Code that draws figures
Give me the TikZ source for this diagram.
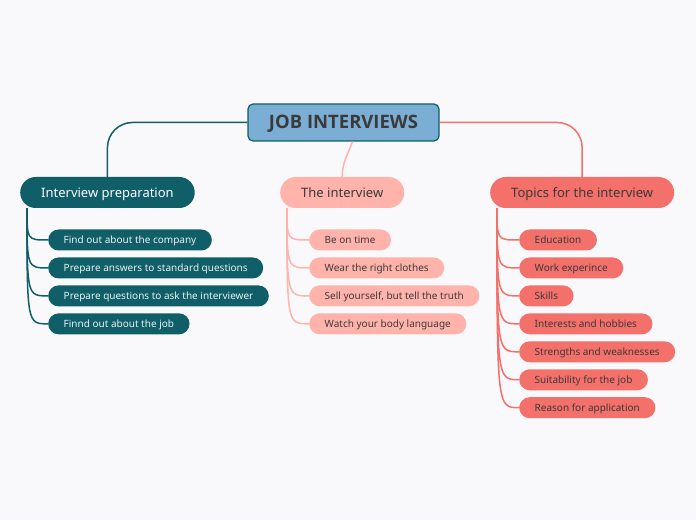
\documentclass[tikz,border=0pt]{standalone}
\usepackage{fontspec}
\setmainfont{Noto Sans}
\newfontfamily\titlefont{Open Sans}
\usetikzlibrary{positioning,calc}

\definecolor{bgcol}{HTML}{F9F9FB}
\definecolor{rootblue}{HTML}{7BAED4}
\definecolor{tealc}{HTML}{0F5E68}
\definecolor{pinkc}{HTML}{FFB3AB}
\definecolor{coralc}{HTML}{F4706A}
\definecolor{darktext}{HTML}{3A3A3A}

\tikzset{
  rootbox/.style={draw=tealc, line width=1.2pt, fill=rootblue, rounded corners=5pt, minimum width=191pt, minimum height=37pt, text=darktext, text height=13pt, text depth=1pt, font=\titlefont\fontsize{18.5}{21}\selectfont\bfseries},
  branchbox/.style={rounded corners=15.5pt, minimum height=31pt, inner xsep=21pt, anchor=west, text height=11.5pt, text depth=1pt, font=\fontsize{13}{15}\selectfont},
  leafbox/.style={rounded corners=10.5pt, minimum height=21pt, inner xsep=15.5pt, text height=9pt, text depth=1pt, font=\fontsize{10}{12}\selectfont},
  nextleaf/.style={below=6.55pt of #1.south west, anchor=north west},
  link/.style={line width=1.5pt},
}

\begin{document}
\begin{tikzpicture}[x=1pt, y=1pt]
    \fill [bgcol] (0,0) rectangle (696,520);

    \node (root) [rootbox] at (343.5,397.5) {JOB INTERVIEWS};

    \node (prep) [branchbox, fill=tealc, text=white] at (20,327.5) {Interview preparation};
    \node (interview) [branchbox, fill=pinkc, text=darktext] at (280,327.5) {The interview};
    \node (topics) [branchbox, fill=coralc, text=darktext] at (490,327.5) {Topics for the interview};

    % interview preparation
    \node (prep1) [leafbox, fill=tealc, text=white!92!tealc, anchor=west] at (48,280) {Find out about the company};
    \node (prep2) [leafbox, fill=tealc, text=white!92!tealc, nextleaf=prep1] {Prepare answers to standard questions};
    \node (prep3) [leafbox, fill=tealc, text=white!92!tealc, nextleaf=prep2] {Prepare questions to ask the interviewer};
    \node (prep4) [leafbox, fill=tealc, text=white!92!tealc, nextleaf=prep3] {Finnd out about the job};

    % the interview
    \node (inter1) [leafbox, fill=pinkc, text=darktext, anchor=west] at (309,280) {Be on time};
    \node (inter2) [leafbox, fill=pinkc, text=darktext, nextleaf=inter1] {Wear the right clothes};
    \node (inter3) [leafbox, fill=pinkc, text=darktext, nextleaf=inter2] {Sell yourself, but tell the truth};
    \node (inter4) [leafbox, fill=pinkc, text=darktext, nextleaf=inter3] {Watch your body language};

    % topics
    \node (topic1) [leafbox, fill=coralc, text=darktext, anchor=west] at (519,280) {Education};
    \node (topic2) [leafbox, fill=coralc, text=darktext, nextleaf=topic1] {Work experince};
    \node (topic3) [leafbox, fill=coralc, text=darktext, nextleaf=topic2] {Skills};
    \node (topic4) [leafbox, fill=coralc, text=darktext, nextleaf=topic3] {Interests and hobbies};
    \node (topic5) [leafbox, fill=coralc, text=darktext, nextleaf=topic4] {Strengths and weaknesses};
    \node (topic6) [leafbox, fill=coralc, text=darktext, nextleaf=topic5] {Suitability for the job};
    \node (topic7) [leafbox, fill=coralc, text=darktext, nextleaf=topic6] {Reason for application};

    % main branches
    \draw [link, tealc, rounded corners=25pt] (root.west) -| (prep.north);
    \draw [link, coralc, rounded corners=25pt] (root.east) -| (topics.north);
    \draw [link, pinkc] ($(root.south)+(9,0)$) to[out=-110, in=90] (interview.north);

    \coordinate (prep-base) at ($(prep.south west)+(7,0)$);
    \coordinate (inter-base) at ($(interview.south west)+(7,0)$);
    \coordinate (topic-base) at ($(topics.south west)+(7,0)$);

    \foreach \n in {prep1,prep2,prep3,prep4}
        \draw [link, tealc] (prep-base) .. controls (prep-base |- \n.west) .. (\n.west);
    \foreach \n in {inter1,inter2,inter3,inter4}
        \draw [link, pinkc] (inter-base) .. controls (inter-base |- \n.west) .. (\n.west);
    \foreach \n in {topic1,topic2,topic3,topic4,topic5,topic6,topic7}
        \draw [link, coralc] (topic-base) .. controls (topic-base |- \n.west) .. (\n.west);
\end{tikzpicture}
\end{document}
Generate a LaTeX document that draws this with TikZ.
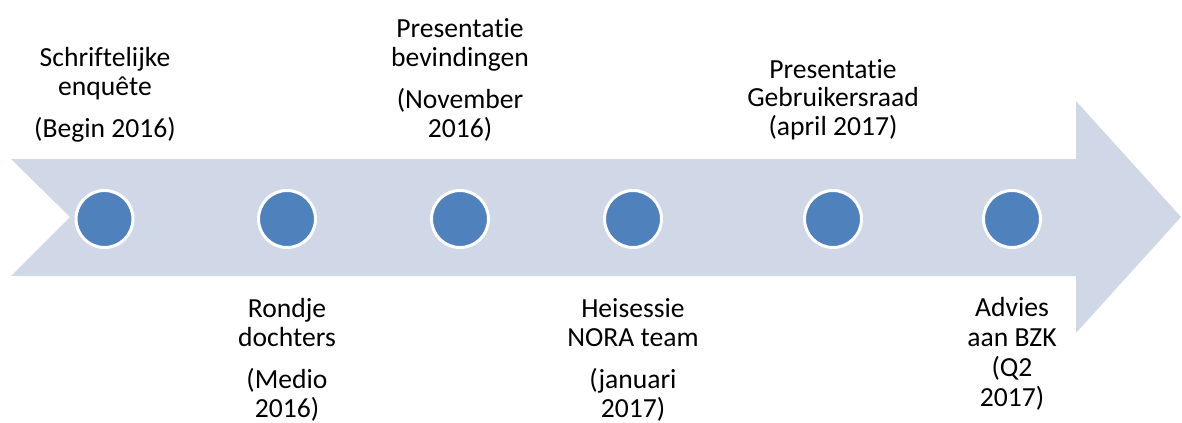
\documentclass[tikz,border=0pt]{standalone}
\usepackage{fontspec}
\setmainfont{Carlito}[Ligatures=NoCommon]
\definecolor{arrowfill}{HTML}{D0D8E8}
\definecolor{dotfill}{HTML}{4F81BD}
\newcommand{\labstack}[2][21.75pt]{\vtop{\baselineskip=#1\lineskiplimit=-100pt\lineskip=0pt\halign{\hfil##\hfil\cr#2\crcr}}}
\newcommand{\pgap}{\noalign{\vskip 10pt}}
\tikzset{
  dot/.style={circle, fill=dotfill, draw=white, line width=2.25pt, minimum size=42.75pt, inner sep=0pt},
  lab/.style={anchor=base, inner sep=0pt, text=black, font=\fontsize{20.7}{21.75}\selectfont},
  band/.style={fill=arrowfill, draw=none}
}
\begin{document}
\begin{tikzpicture}[x=0.75pt, y=-0.75pt]
\useasboundingbox (0,0) rectangle (1182,422);
\fill[band] (11,159) -- (1076,159) -- (1076,101) -- (1181,217) -- (1076,333) -- (1076,276) -- (11,276) -- (70,217) -- cycle;
\node[dot] (d1) at (104.5,219) {};
\node[dot] (d2) at (287,219) {};
\node[dot] (d3) at (460,219) {};
\node[dot] (d4) at (633,219) {};
\node[dot] (d5) at (833,219) {};
\node[dot] (d6) at (1012,219) {};
\node[lab] (t1) at (105,66) {\labstack{Schriftelijke\cr enquête\cr\pgap (Begin 2016)}};
\node[lab] (t2) at (460,37) {\labstack{Presentatie\cr bevindingen\cr\pgap (November\cr 2016)}};
\node[lab] (t3) at (833,78) {\labstack[21.4pt]{Presentatie\cr Gebruikersraad\cr (april 2017)}};
\node[lab] (b1) at (287,317) {\labstack{Rondje\cr dochters\cr\pgap (Medio\cr 2016)}};
\node[lab] (b2) at (633,317) {\labstack{Heisessie\cr NORA team\cr\pgap (januari\cr 2017)}};
\node[lab] (b3) at (1012,316) {\labstack[22.5pt]{Advies\cr aan BZK\cr (Q2\cr 2017)}};
\end{tikzpicture}
\end{document}
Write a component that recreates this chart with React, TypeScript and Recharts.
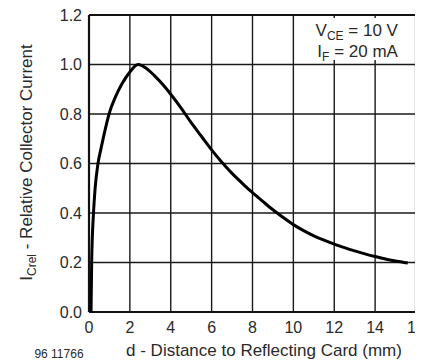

## Problem requirements
For each line above that contains the word "this", copy that line.

## Answer to the exercise
Give me the TikZ source for this diagram.
Generate a LaTeX document that draws this with TikZ.
Write a component that recreates this chart with React, TypeScript and Recharts.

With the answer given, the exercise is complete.